そうやって、どうしようもない怒りや、ムカつきや、虚しさを、私は、色鮮やかなセーターに変えてきた。
いいようのない不安を、夏の日差しに似合うボーダーTシャツに変えた。
先を越された悔しさを、ピンクの化粧ポーチに変えた。
頼りにしていた先輩がついにやめて栃木の実家へ戻った時には、下の階のお菓子売り場へ行って、寂しさや心細さをー、花柄のクッキーの詰め合わせに変えた。
どんなときも、絶対に忘れなかったのは、電車の時刻のことだった。
あと7分、この快速を逃したら、千葉で乗り換えなくちゃならなくなる。
どうせなら直通で帰ろう、あと25分ある。
急げ、急げ、電車が来ちゃう。
そんなに急いで買うなら明日にすればいいのに、どうしてもそれが今日ほしくて、今、買って帰りたくて、バッグから財布を出し、受け取った物をひっつかんで、ホームへ向かった私。
そうこうするうちに、数十年が過ぎ、私にはもう絶対に電車も、バスも来ないし、世の中にはてくてく歩いてもどこにもつかない人と、新幹線や飛行機で行きたいところへ行ける人との2種類の人たちがいることがわかった。そして、私はどの乗り物のチケットも持っておらず、てくてく歩いてもどこにもつかない種の側であることも。

でも、まあ、いい。まだ、歩き続けていられるうちは。

くたくたな夕暮れに乗った快速。
今日も絶対に座れないと思ってぼーっと立っていると、ふいに目の前の人が錦糸町か船橋あたりで降りてくれることがある。
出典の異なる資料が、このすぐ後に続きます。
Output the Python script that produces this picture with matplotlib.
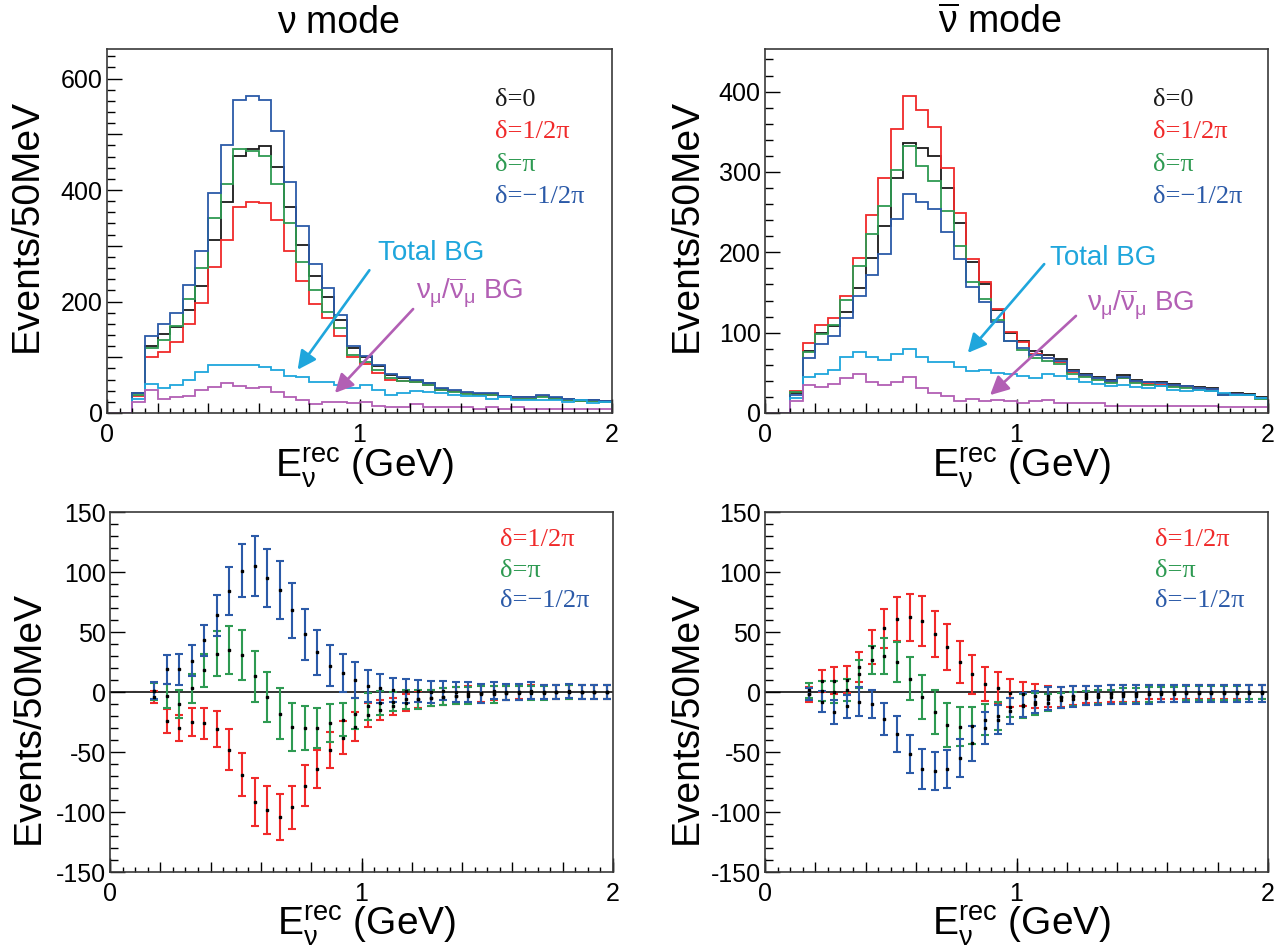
import numpy as np
import matplotlib
matplotlib.use("Agg")
import matplotlib.pyplot as plt
from matplotlib.ticker import MultipleLocator, FuncFormatter

plt.rcParams['font.family'] = ['Liberation Sans', 'DejaVu Sans']
plt.rcParams['mathtext.fontset'] = 'custom'
plt.rcParams['mathtext.rm'] = 'Liberation Sans'
plt.rcParams['mathtext.it'] = 'Liberation Sans'
plt.rcParams['mathtext.bf'] = 'Liberation Sans:bold'

# ---------------- data ----------------
bin_lo = 0.1          # first filled bin lower edge (GeV)
bin_w = 0.05          # 50 MeV bins
# top panels: 38 bins from 0.10 to 2.00 GeV
nu_d0 = [35,120,141,154,185,227,311,379,461,473,479,441,370,302,246,208,167,116,100,85,
         69,63,58,53,43,40,36,34,34,30,28,28,31,27,25,23,23,21]
nu_dp2 = [30,100,110,128,160,197,262,311,370,378,377,346,291,237,196,170,138,100,88,71,
          60,57,56,51,42,39,35,33,33,29,27,27,30,26,24,22,22,20]
nu_dpi = [33,116,131,156,204,260,349,411,474,470,461,411,340,271,220,182,152,104,91,77,
          63,57,55,50,41,38,34,32,32,28,26,26,29,25,23,21,21,19]
nu_dm2 = [36,139,160,180,229,291,395,480,562,569,562,505,415,335,268,224,175,120,102,86,
          70,65,59,54,44,41,37,35,35,31,29,29,32,28,26,24,24,22]
nu_totbg = [25,52,44,50,59,74,87,86,86,86,83,77,66,64,56,56,50,44,50,41,
            32,35,39,38,35,32,31,30,26,28,23,24,24,23,20,23,18,20]
nu_numubg = [20,42,26,28,30,42,46,53,48,44,46,38,29,23,17,20,20,18,20,12,
             11,11,17,11,11,10,10,8,11,8,11,8,8,8,8,8,8,8]

anu_d0 = [25,77,100,108,126,156,193,233,292,336,330,320,280,236,188,161,128,100,89,77,
          72,67,54,49,45,41,47,41,39,38,36,34,32,31,24,25,24,20]
anu_dp2 = [28,87,110,118,146,193,247,293,353,395,377,356,305,249,192,163,130,101,88,74,
           69,64,51,46,42,38,44,38,36,35,33,32,30,29,23,24,23,19]
anu_dpi = [26,76,98,109,141,183,223,258,303,332,308,289,251,208,163,142,116,89,79,69,
           65,61,49,45,41,37,43,37,35,34,32,31,29,28,22,23,22,18]
anu_dm2 = [23,69,86,96,118,146,172,198,241,272,262,254,225,192,157,138,113,90,81,72,
           69,65,52,47,43,40,45,40,38,37,35,33,31,30,23,24,23,19]
anu_totbg = [19,45,48,54,70,76,70,66,73,80,70,63,63,57,52,54,50,49,46,44,
             48,46,42,39,36,34,35,32,31,34,29,28,29,27,25,23,22,19]
anu_numubg = [15,35,32,36,44,48,38,35,38,45,31,25,21,15,17,15,16,15,13,15,
              16,13,12,12,12,9,9,9,9,9,9,9,9,9,7,7,7,7]

# bottom panels: 37 points, first at 0.175 GeV
diff_x0 = 0.175
nu_diff_p2 = [-4,-24,-30,-25,-26,-31,-48,-69,-92,-98,-104,-96,-78,-64,-48,-38,-29,-19,-15,-12,
              -9,-6,-5,-4,-3,-2,-1,-1,-1,0,0,0,0,0,0,0,0]
nu_err_p2 = [5,10,11,12,13,15,17,18,20,20,19,18,17,16,15,14,12,10,8,7,
             7,7,7,7,7,7,7,6,6,6,6,6,6,6,6,6,6]
nu_diff_pi = [0.6,-3,-10,3,18,32,35,31,13,-4,-18,-29,-30,-30,-26,-23,-18,-12,-9,-8,
              -6,-6,-5,-4,-3,-3,-2,-2,-1,-1,-1,-1,0,0,0,0,0]
nu_err_pi = [7,10,12,12,14,19,20,21,21,21,21,20,18,17,16,14,13,11,10,8,
             8,8,7,7,7,7,7,7,6,6,6,6,6,6,6,6,6]
nu_diff_m2 = [1,19,19,26,43,64,84,101,105,95,85,68,48,33,22,16,10,5,3,2,
              1,1,0,1,0,0,-1,1,0,0,1,0,0,1,0,0,0]
nu_err_m2 = [7,12,13,13,13,17,20,22,25,24,24,23,21,19,17,16,15,13,12,10,
             10,9,9,8,8,8,8,7,7,7,7,6,6,6,6,6,6]

anu_diff_p2 = [-2,9,9.5,10.4,20.7,37.6,53,60.8,62.2,59.2,48.2,37.6,25.2,14.6,6.7,3.4,-1,-2,-3.5,-3.5,
               -4,-3,-2,-2,-1,-1,-1,0,0,0,0,0,0,0,0,0,0]
anu_err_p2 = [6,9,11,11.5,12.6,14,16.4,18.2,19.3,20.7,19.2,19.3,17.7,16,14,13,11.5,10,9.8,8.7,
              8.5,7.7,7,7,7,7,7,6,6,6,6,6,6,6,6,6,6]
anu_diff_pi = [1.4,1,0,1.5,15,26.6,30,25.2,11,-4.2,-16.5,-27.5,-28.9,-28.3,-23.3,-20,-12.6,-11.5,-10,-9,
               -7,-6,-5,-4,-4,-3,-3,-2,-2,-2,-1,-1,-1,-1,-1,0,0]
anu_err_pi = [6.3,8.4,9,9,12,12,15,16.5,18,18.6,18.2,18,16.4,15.4,12.9,12,8,10,9,7,
              6,6,6,6,6,6,6,6,6,6,6,6,6,6,6,6,6]
anu_diff_m2 = [-2,-8,-17,-12,-8,-10,-22.7,-35,-51.9,-64.2,-65.9,-64,-55,-42.9,-30.3,-23,-16,-10.7,-8.4,-5.6,
               -4.5,-3.6,-3,-3,-2,-2,-2,-2,-1,-1,-1,-1,-1,-1,-1,-1,-1]
anu_err_m2 = [5,8.5,10,9.5,11.8,12,13.3,14.6,16,17,16,16,15.8,14.7,13.3,12,11,10,9,9.8,
              9,9,8,8,8,8,8,8,7,7,7,7,7,7,7,7,7]

leg_top = ['\u03b4=0', '\u03b4=1/2\u03c0', '\u03b4=\u03c0', '\u03b4=\u22121/2\u03c0']
leg_bot = ['\u03b4=1/2\u03c0', '\u03b4=\u03c0', '\u03b4=\u22121/2\u03c0']

C_BLACK = '#1a1a1a'
C_RED = '#f02a2a'
C_GREEN = '#2e9a52'
C_BLUE = '#2b5aa8'
C_LBLUE = '#1fa6dc'
C_PURPLE = '#b25fb4'

# ---------------- figure ----------------
W, H = 1274, 951
fig = plt.figure(figsize=(W / 100, H / 100), dpi=100)


def ax_at(l, r, t, b):
    return fig.add_axes([l / W, 1 - b / H, (r - l) / W, (b - t) / H])


def style(ax, ymajor, yminor, ylabstep):
    for s in ax.spines.values():
        s.set_linewidth(1.2)
        s.set_color('#3a3a3a')
    ax.set_xlim(0, 2)
    ax.xaxis.set_major_locator(MultipleLocator(0.2))
    ax.xaxis.set_minor_locator(MultipleLocator(0.05))
    ax.xaxis.set_major_formatter(FuncFormatter(
        lambda v, p: ('%d' % round(v)) if abs(v - round(v)) < 1e-6 else ''))
    ax.yaxis.set_major_locator(MultipleLocator(ymajor))
    ax.yaxis.set_minor_locator(MultipleLocator(yminor))
    ax.yaxis.set_major_formatter(FuncFormatter(
        lambda v, p: ('%d' % round(v)) if abs(v / ylabstep - round(v / ylabstep)) < 1e-6 else ''))
    ax.tick_params(axis='x', which='major', direction='in', length=7, width=1.0,
                   labelsize=18, pad=7, top=False)
    ax.tick_params(axis='x', which='minor', direction='in', length=3.6, width=1.0, top=False)
    ax.tick_params(axis='y', which='major', direction='in', length=11, width=1.0,
                   labelsize=18, pad=3, right=False)
    ax.tick_params(axis='y', which='minor', direction='in', length=6, width=1.0, right=False)
    sec = ax.secondary_xaxis('bottom')
    sec.set_xticks([0, 1, 2])
    sec.tick_params(direction='in', length=10, width=1.0, labelbottom=False)
    sec.spines['bottom'].set_visible(False)
    ax.set_xlabel(r'$\mathrm{E_{\nu}^{rec}}$ (GeV)', fontsize=28)
    ax.set_ylabel('Events/50MeV', fontsize=28)


def hist_panel(ax, series, bg, numu, ymax):
    edges = np.arange(0, 2.0 + 1e-9, bin_w)
    nlead = int(round(bin_lo / bin_w))
    for vals, c in zip(series, [C_BLACK, C_RED, C_GREEN, C_BLUE]):
        v = np.concatenate([np.zeros(nlead), vals])
        ax.stairs(v, edges, color=c, lw=1.3)
    for vals, c in [(bg, C_LBLUE), (numu, C_PURPLE)]:
        v = np.concatenate([np.zeros(nlead), vals])
        ax.stairs(v, edges, color=c, lw=1.3)
    ax.set_ylim(0, ymax)


def diff_panel(ax, diffs, errs):
    ax.axhline(0, color='#222222', lw=1.3, zorder=1)
    for d, e, c in zip(diffs, errs, [C_RED, C_GREEN, C_BLUE]):
        x = diff_x0 + bin_w * np.arange(len(d))
        ax.errorbar(x, d, yerr=e, fmt='none', ecolor=c, elinewidth=1.5,
                    capsize=2.8, capthick=1.5, zorder=2)
        ax.plot(x, d, 's', ms=1.6, color='k', zorder=3)
    ax.set_ylim(-150, 150)


ax_tl = ax_at(107, 612, 49, 413)
ax_tr = ax_at(765, 1268, 49, 413)
ax_bl = ax_at(110, 613, 512, 872)
ax_br = ax_at(765, 1268, 512, 872)

hist_panel(ax_tl, [nu_d0, nu_dp2, nu_dpi, nu_dm2], nu_totbg, nu_numubg, 653)
hist_panel(ax_tr, [anu_d0, anu_dp2, anu_dpi, anu_dm2], anu_totbg, anu_numubg, 453)
diff_panel(ax_bl, [nu_diff_p2, nu_diff_pi, nu_diff_m2], [nu_err_p2, nu_err_pi, nu_err_m2])
diff_panel(ax_br, [anu_diff_p2, anu_diff_pi, anu_diff_m2], [anu_err_p2, anu_err_pi, anu_err_m2])

style(ax_tl, 100, 20, 200)
style(ax_tr, 100, 20, 100)
style(ax_bl, 50, 10, 50)
style(ax_br, 50, 10, 50)

ax_tl.yaxis.set_label_coords(-0.123, 0.516)
ax_tr.yaxis.set_label_coords(-0.119, 0.516)
ax_bl.yaxis.set_label_coords(-0.125, 0.43)
ax_br.yaxis.set_label_coords(-0.119, 0.43)
for ax in (ax_tl, ax_tr, ax_bl, ax_br):
    ax.xaxis.set_label_coords(0.51, -0.088)

# titles
fig.text(338 / W, 1 - 23 / H, '\u03bd mode', ha='center', va='center', fontsize=27)
fig.text(1000 / W, 1 - 23 / H, r'$\overline{\nu}$ mode', ha='center', va='center', fontsize=27)

# legends
serif = ['Liberation Serif', 'DejaVu Serif']
for x0 in (495, 1153):
    for i, (t, c) in enumerate(zip(leg_top, [C_BLACK, C_RED, C_GREEN, C_BLUE])):
        fig.text(x0 / W, 1 - (100 + 32.3 * i) / H, t, color=c, fontsize=19,
                 family=serif, ha='left', va='center')
for x0 in (500, 1155):
    for i, (t, c) in enumerate(zip(leg_bot, [C_RED, C_GREEN, C_BLUE])):
        fig.text(x0 / W, 1 - (540 + 30.7 * i) / H, t, color=c, fontsize=19,
                 family=serif, ha='left', va='center')


def note(text, xy_text, c):
    fig.text(xy_text[0] / W, 1 - xy_text[1] / H, text, color=c, fontsize=20,
             ha='left', va='center')


def arrow(p0, p1, c):
    fig.add_artist(matplotlib.patches.FancyArrowPatch(
        (p0[0] / W, 1 - p0[1] / H), (p1[0] / W, 1 - p1[1] / H),
        transform=fig.transFigure, arrowstyle='-|>', mutation_scale=28,
        color=c, lw=1.9))


note('Total BG', (378, 253), C_LBLUE)
arrow((371, 268), (296, 372), C_LBLUE)
note(r'$\nu_{\mu}/\overline{\nu}_{\mu}$ BG', (416, 293), C_PURPLE)
arrow((415, 307), (333, 395), C_PURPLE)

note('Total BG', (1050, 258), C_LBLUE)
arrow((1046, 262), (966, 355), C_LBLUE)
note(r'$\nu_{\mu}/\overline{\nu}_{\mu}$ BG', (1087, 305), C_PURPLE)
arrow((1078, 314), (988, 397), C_PURPLE)

fig.savefig('out.png', dpi=100)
ふいに訪れるラッキーチャンス。
目の前に座る、同じようにくたびれた誰かが、私より先に降りてくれたら、ほんの少しだけ座って目をつぶれるなあ、ということのほうが、大切。
荒川を渡る平井大橋の上で、少しだけ遠くを見ている。
過ごしてきたたくさんの毎日が、夜の光に優しく映し出されて、流れていく。